Stored items from a collection
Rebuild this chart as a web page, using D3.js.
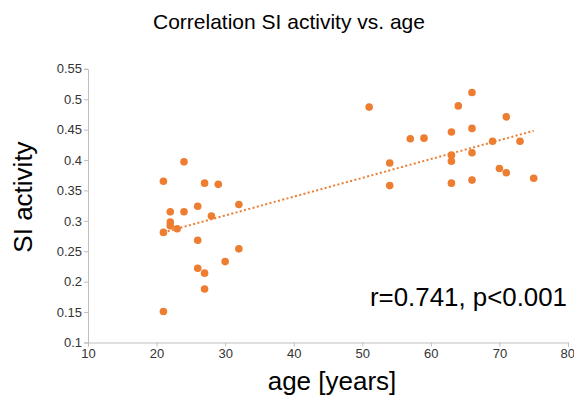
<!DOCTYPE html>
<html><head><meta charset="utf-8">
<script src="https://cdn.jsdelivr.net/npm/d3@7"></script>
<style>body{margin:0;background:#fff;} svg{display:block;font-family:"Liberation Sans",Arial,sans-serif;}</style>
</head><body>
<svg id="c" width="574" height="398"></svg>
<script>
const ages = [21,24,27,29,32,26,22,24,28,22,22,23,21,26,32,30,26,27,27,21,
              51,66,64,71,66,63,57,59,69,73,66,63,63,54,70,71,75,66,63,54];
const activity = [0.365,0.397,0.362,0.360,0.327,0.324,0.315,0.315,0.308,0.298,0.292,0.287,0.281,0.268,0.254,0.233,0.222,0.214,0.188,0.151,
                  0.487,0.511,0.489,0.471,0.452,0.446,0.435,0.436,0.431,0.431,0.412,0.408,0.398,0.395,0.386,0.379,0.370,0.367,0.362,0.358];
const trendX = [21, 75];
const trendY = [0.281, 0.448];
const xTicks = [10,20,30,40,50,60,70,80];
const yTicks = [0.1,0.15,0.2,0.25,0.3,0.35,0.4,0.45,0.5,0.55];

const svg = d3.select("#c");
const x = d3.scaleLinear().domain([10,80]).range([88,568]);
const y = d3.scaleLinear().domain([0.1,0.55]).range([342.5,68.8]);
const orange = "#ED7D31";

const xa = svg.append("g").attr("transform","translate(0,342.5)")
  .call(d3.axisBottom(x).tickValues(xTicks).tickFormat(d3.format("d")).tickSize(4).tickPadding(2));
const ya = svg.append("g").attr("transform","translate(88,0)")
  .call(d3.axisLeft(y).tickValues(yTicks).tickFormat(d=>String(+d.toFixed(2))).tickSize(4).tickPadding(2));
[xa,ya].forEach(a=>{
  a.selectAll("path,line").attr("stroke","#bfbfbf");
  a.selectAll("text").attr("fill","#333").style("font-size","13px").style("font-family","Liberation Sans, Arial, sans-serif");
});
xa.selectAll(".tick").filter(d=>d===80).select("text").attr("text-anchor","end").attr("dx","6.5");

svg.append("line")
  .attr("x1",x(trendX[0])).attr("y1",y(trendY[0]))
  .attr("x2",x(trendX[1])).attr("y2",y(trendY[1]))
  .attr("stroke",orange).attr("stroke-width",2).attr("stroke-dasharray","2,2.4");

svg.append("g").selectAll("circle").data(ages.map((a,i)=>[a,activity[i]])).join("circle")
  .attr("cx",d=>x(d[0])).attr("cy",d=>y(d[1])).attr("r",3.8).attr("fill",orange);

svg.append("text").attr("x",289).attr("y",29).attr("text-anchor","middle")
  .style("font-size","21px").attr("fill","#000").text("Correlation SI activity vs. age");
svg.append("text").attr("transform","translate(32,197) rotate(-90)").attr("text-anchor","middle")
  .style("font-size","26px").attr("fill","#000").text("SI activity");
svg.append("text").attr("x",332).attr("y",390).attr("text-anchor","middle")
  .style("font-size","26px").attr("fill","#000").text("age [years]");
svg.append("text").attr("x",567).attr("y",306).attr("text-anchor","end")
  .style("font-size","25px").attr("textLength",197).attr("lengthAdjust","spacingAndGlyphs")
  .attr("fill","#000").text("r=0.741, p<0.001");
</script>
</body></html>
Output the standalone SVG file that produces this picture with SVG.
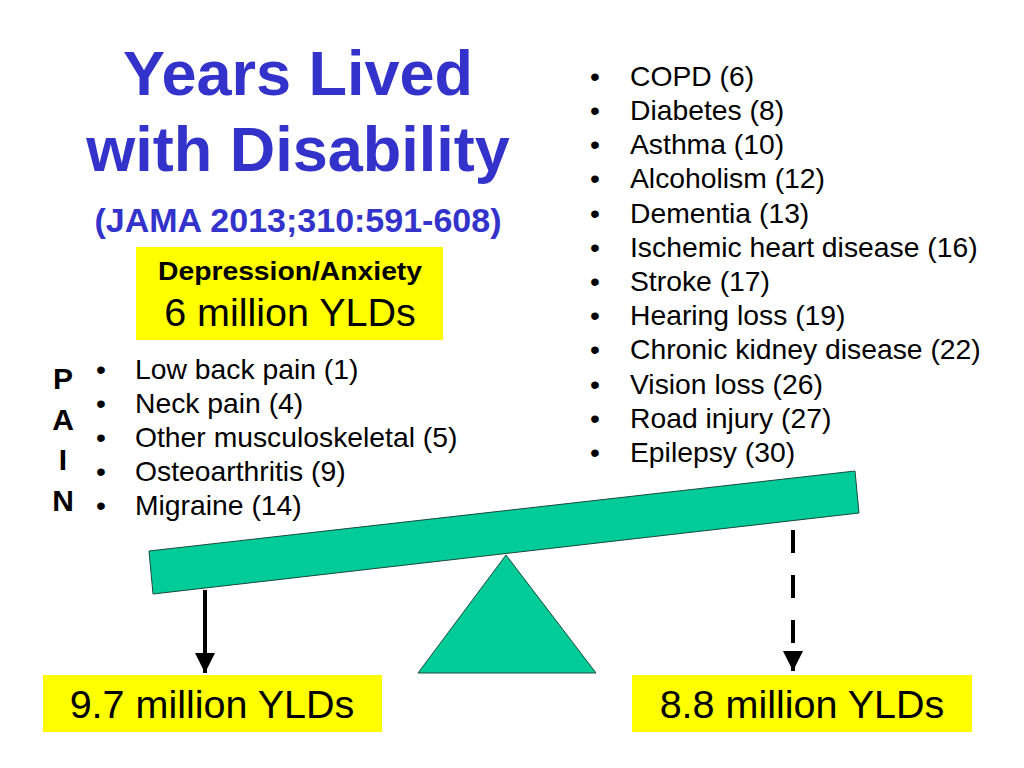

Work to complete:
Leave out the pictures and print every line of the data exactly.

Task result:
Rebuild this chart as a web page, using D3.js.
<!DOCTYPE html>
<html><head><meta charset="utf-8">
<script src="https://cdn.jsdelivr.net/npm/d3@7"></script>
<style>body{margin:0;background:#fff;} svg{display:block;font-family:"Liberation Sans",Arial,sans-serif;}</style>
</head><body>
<svg id="c" width="574" height="398"></svg>
<script>
const ages = [21,24,27,29,32,26,22,24,28,22,22,23,21,26,32,30,26,27,27,21,
              51,66,64,71,66,63,57,59,69,73,66,63,63,54,70,71,75,66,63,54];
const activity = [0.365,0.397,0.362,0.360,0.327,0.324,0.315,0.315,0.308,0.298,0.292,0.287,0.281,0.268,0.254,0.233,0.222,0.214,0.188,0.151,
                  0.487,0.511,0.489,0.471,0.452,0.446,0.435,0.436,0.431,0.431,0.412,0.408,0.398,0.395,0.386,0.379,0.370,0.367,0.362,0.358];
const trendX = [21, 75];
const trendY = [0.281, 0.448];
const xTicks = [10,20,30,40,50,60,70,80];
const yTicks = [0.1,0.15,0.2,0.25,0.3,0.35,0.4,0.45,0.5,0.55];

const svg = d3.select("#c");
const x = d3.scaleLinear().domain([10,80]).range([88,568]);
const y = d3.scaleLinear().domain([0.1,0.55]).range([342.5,68.8]);
const orange = "#ED7D31";

const xa = svg.append("g").attr("transform","translate(0,342.5)")
  .call(d3.axisBottom(x).tickValues(xTicks).tickFormat(d3.format("d")).tickSize(4).tickPadding(2));
const ya = svg.append("g").attr("transform","translate(88,0)")
  .call(d3.axisLeft(y).tickValues(yTicks).tickFormat(d=>String(+d.toFixed(2))).tickSize(4).tickPadding(2));
[xa,ya].forEach(a=>{
  a.selectAll("path,line").attr("stroke","#bfbfbf");
  a.selectAll("text").attr("fill","#333").style("font-size","13px").style("font-family","Liberation Sans, Arial, sans-serif");
});
xa.selectAll(".tick").filter(d=>d===80).select("text").attr("text-anchor","end").attr("dx","6.5");

svg.append("line")
  .attr("x1",x(trendX[0])).attr("y1",y(trendY[0]))
  .attr("x2",x(trendX[1])).attr("y2",y(trendY[1]))
  .attr("stroke",orange).attr("stroke-width",2).attr("stroke-dasharray","2,2.4");

svg.append("g").selectAll("circle").data(ages.map((a,i)=>[a,activity[i]])).join("circle")
  .attr("cx",d=>x(d[0])).attr("cy",d=>y(d[1])).attr("r",3.8).attr("fill",orange);

svg.append("text").attr("x",289).attr("y",29).attr("text-anchor","middle")
  .style("font-size","21px").attr("fill","#000").text("Correlation SI activity vs. age");
svg.append("text").attr("transform","translate(32,197) rotate(-90)").attr("text-anchor","middle")
  .style("font-size","26px").attr("fill","#000").text("SI activity");
svg.append("text").attr("x",332).attr("y",390).attr("text-anchor","middle")
  .style("font-size","26px").attr("fill","#000").text("age [years]");
svg.append("text").attr("x",567).attr("y",306).attr("text-anchor","end")
  .style("font-size","25px").attr("textLength",197).attr("lengthAdjust","spacingAndGlyphs")
  .attr("fill","#000").text("r=0.741, p<0.001");
</script>
</body></html>
Output the standalone SVG file that produces this picture with SVG.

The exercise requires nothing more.